We use the Skim oil line for the first time, and the problem seems solved, we send all drain liquids to blowdown, now we work on (aMDEA) loop cleaning using a new cartidge filtres, to remove any solid suspensions.

We reduce also the rate of lean Amine (2%)

We observe all the process ...

Thank you
 
Presume this skim line is at the bottom scrubber / rich amine collection compartment of the absorber. This line is not easy to operate and safety devices will be required to reduce gas blowby risk.

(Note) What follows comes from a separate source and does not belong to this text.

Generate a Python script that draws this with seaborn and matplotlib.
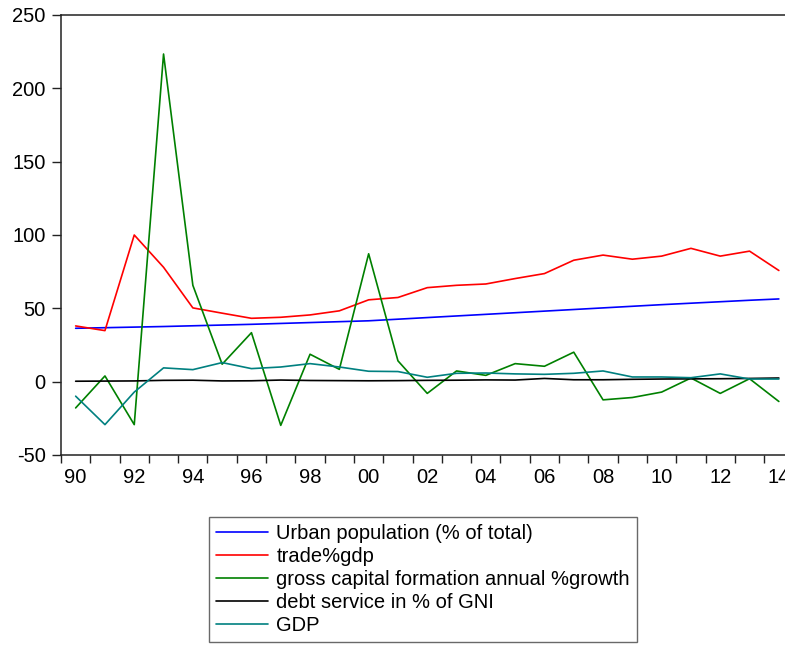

Another reason for liquid hydrocarbons appearing in the absorber could be that the feed gas is rich in CO2 and partway up the absorber, the heavy hydrocarbon partial pressure is increased to the extent that it begins to condense. If this is the case, then some kind of feedgas dewpoint conditioning (or preheating) upstream of the absorber may be required to reduce heavy hydrocarbon concentration in the feedgas to the absorber or raise the gas temp profile going up the absorber.

Also check that the feed lean solvent temp to the absorber is kept high enough to reduce gas condensation.
 
Skimming HC from the flash vessel is safer, and will be much better if automated and 3phase separation internals are included.
Agreed, solids filtration in regen circuit also helps.
If you have injected a lot of antifoam, the entire inventory may need to be replaced eventually - these may cause corrosion problems in the absorber later.